## [DATA SHOWN]

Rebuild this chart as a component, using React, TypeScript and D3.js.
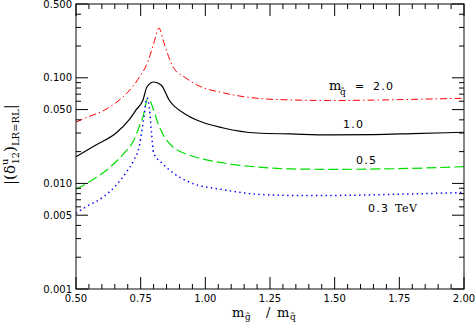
import React from "react";
import * as d3 from "d3";

// m_q = 2.0 TeV (red, dash-dot)
const redX = [0.5, 0.55, 0.6, 0.65, 0.7, 0.74, 0.78, 0.8, 0.821, 0.84, 0.875, 0.925, 0.97, 1.07, 1.2, 1.33, 1.48, 1.65, 1.8, 2.0];
const redY = [0.038, 0.043, 0.048, 0.057, 0.073, 0.097, 0.147, 0.21, 0.296, 0.214, 0.127, 0.0995, 0.085, 0.072, 0.064, 0.0617, 0.061, 0.0615, 0.0625, 0.064];

// m_q = 1.0 TeV (black, solid)
const blackX = [0.5, 0.577, 0.655, 0.705, 0.732, 0.759, 0.774, 0.8, 0.829, 0.86, 0.925, 0.964, 1.07, 1.2, 1.33, 1.48, 1.65, 1.8, 2.0];
const blackY = [0.0179, 0.0231, 0.03, 0.0399, 0.0496, 0.0617, 0.0818, 0.0913, 0.0855, 0.0617, 0.045, 0.04, 0.0335, 0.03, 0.0294, 0.0288, 0.029, 0.0296, 0.0305];

// m_q = 0.5 TeV (green, dashed)
const greenX = [0.5, 0.55, 0.628, 0.686, 0.724, 0.744, 0.759, 0.778, 0.8, 0.817, 0.84, 0.875, 0.925, 0.96, 1.07, 1.2, 1.33, 1.5, 1.75, 2.0];
const greenY = [0.0088, 0.0103, 0.014, 0.0194, 0.0258, 0.0342, 0.0426, 0.0644, 0.0496, 0.037, 0.028, 0.0221, 0.019, 0.0178, 0.0156, 0.0143, 0.0137, 0.0136, 0.0138, 0.0144];

// m_q = 0.3 TeV (blue, dotted)
const blueX = [0.5, 0.539, 0.604, 0.655, 0.693, 0.724, 0.744, 0.755, 0.763, 0.774, 0.786, 0.792, 0.8, 0.832, 0.875, 0.937, 1.07, 1.2, 1.33, 1.5, 1.75, 2.0];
const blueY = [0.0052, 0.006, 0.0074, 0.0096, 0.0126, 0.0167, 0.0221, 0.032, 0.0426, 0.0644, 0.046, 0.03, 0.0194, 0.0156, 0.0126, 0.0103, 0.0087, 0.0079, 0.0077, 0.0077, 0.0079, 0.0082];

const xMajor = [0.5, 0.75, 1.0, 1.25, 1.5, 1.75, 2.0];
const yMajor = [0.001, 0.005, 0.01, 0.05, 0.1, 0.5];
const yMinor = [0.002, 0.003, 0.004, 0.006, 0.007, 0.008, 0.009, 0.02, 0.03, 0.04, 0.06, 0.07, 0.08, 0.09, 0.2, 0.3, 0.4];

const curves = [
  { xs: redX, ys: redY, color: "#ff0000", dash: "7 3 1.5 3", width: 1 },
  { xs: blackX, ys: blackY, color: "#000000", dash: null, width: 1.2 },
  { xs: greenX, ys: greenY, color: "#00dd00", dash: "10 4", width: 1.2 },
  { xs: blueX, ys: blueY, color: "#0000ff", dash: "1.4 3.4", width: 1.5 },
];

const W = 476;
const H = 327;

export default function App() {
  const x = d3.scaleLinear().domain([0.5, 2.0]).range([76, 464]);
  const y = d3.scaleLog().domain([0.001, 0.5]).range([289, 4]);
  const [x0, x1] = x.range();
  const [y0, y1] = y.range();

  const line = d3
    .line<[number, number]>()
    .x((d) => x(d[0]))
    .y((d) => y(d[1]))
    .curve(d3.curveMonotoneX);

  const xMinor = d3.range(0.5, 2.0001, 0.05).filter((v) => !xMajor.some((m) => Math.abs(m - v) < 1e-6));

  const tickFont = "DejaVu Sans, sans-serif";
  const serif = "DejaVu Serif, serif";

  return (
    <svg width={W} height={H} style={{ position: "absolute", left: 0, top: 0, background: "#fff" }}>
      {/* curves */}
      {curves.map((c, i) => (
        <path
          key={i}
          d={line(c.xs.map((v, j) => [v, c.ys[j]] as [number, number])) || ""}
          fill="none"
          stroke={c.color}
          strokeWidth={c.width}
          strokeDasharray={c.dash || undefined}
        />
      ))}

      {/* frame */}
      <rect x={x0} y={y1} width={x1 - x0} height={y0 - y1} fill="none" stroke="#333" strokeWidth={1.2} />

      {/* x ticks, bottom and top */}
      {xMajor.map((v) => (
        <g key={"xM" + v}>
          <line x1={x(v)} x2={x(v)} y1={y0} y2={y0 - 12} stroke="#000" />
          <line x1={x(v)} x2={x(v)} y1={y1} y2={y1 + 12} stroke="#000" />
          <text x={x(v)} y={302} textAnchor="middle" fontFamily={tickFont} fontSize={10}>
            {v.toFixed(2)}
          </text>
        </g>
      ))}
      {xMinor.map((v) => (
        <g key={"xm" + v}>
          <line x1={x(v)} x2={x(v)} y1={y0} y2={y0 - 5} stroke="#000" />
          <line x1={x(v)} x2={x(v)} y1={y1} y2={y1 + 5} stroke="#000" />
        </g>
      ))}

      {/* y ticks, left and right */}
      {yMajor.map((v) => (
        <g key={"yM" + v}>
          <line x1={x0} x2={x0 + 12} y1={y(v)} y2={y(v)} stroke="#000" />
          <line x1={x1} x2={x1 - 12} y1={y(v)} y2={y(v)} stroke="#000" />
          <text x={72} y={y(v)} dy="0.35em" textAnchor="end" fontFamily={tickFont} fontSize={10}>
            {v.toFixed(3)}
          </text>
        </g>
      ))}
      {yMinor.map((v) => (
        <g key={"ym" + v}>
          <line x1={x0} x2={x0 + 5} y1={y(v)} y2={y(v)} stroke="#000" />
          <line x1={x1} x2={x1 - 5} y1={y(v)} y2={y(v)} stroke="#000" />
        </g>
      ))}

      {/* x axis title */}
      <g fontFamily={serif}>
        <text x={232} y={317} fontSize={13}>m</text>
        <text x={245} y={320} fontSize={9}>g̃</text>
        <text x={266} y={317} fontSize={13}>/</text>
        <text x={277} y={317} fontSize={13}>m</text>
        <text x={290} y={320} fontSize={9}>q̃</text>
      </g>

      {/* y axis title */}
      <g transform="translate(15,144) rotate(-90)">
        <text x={-41} y={0} fontFamily={serif} fontSize={15}>
          |(δ
          <tspan fontSize={10} dy={-7}>u</tspan>
          <tspan fontSize={10} dx={-6} dy={11}>12</tspan>
          <tspan dy={-4}>)</tspan>
          <tspan fontSize={10} dy={4}>LR=RL</tspan>
          <tspan dy={-4}>|</tspan>
        </text>
      </g>

      {/* curve labels */}
      <g fontFamily={tickFont} fontSize={11} letterSpacing={1.2}>
        <text x={329} y={90} fontFamily={serif} fontSize={13} letterSpacing={0}>m</text>
        <text x={340} y={95} fontFamily={serif} fontSize={9} letterSpacing={0}>q̃</text>
        <text x={355} y={90}>=</text>
        <text x={373} y={90}>2.0</text>
        <text x={343} y={128}>1.0</text>
        <text x={356} y={164}>0.5</text>
        <text x={368} y={212}>0.3</text>
        <text x={395} y={212} fontFamily={serif} letterSpacing={0.5}>TeV</text>
      </g>
    </svg>
  );
}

## [DIRECTION]
From the listing above, pick out each line where the word "React" appears.

## [EXPECTED ANSWER]
Rebuild this chart as a component, using React, TypeScript and D3.js.
import React from "react";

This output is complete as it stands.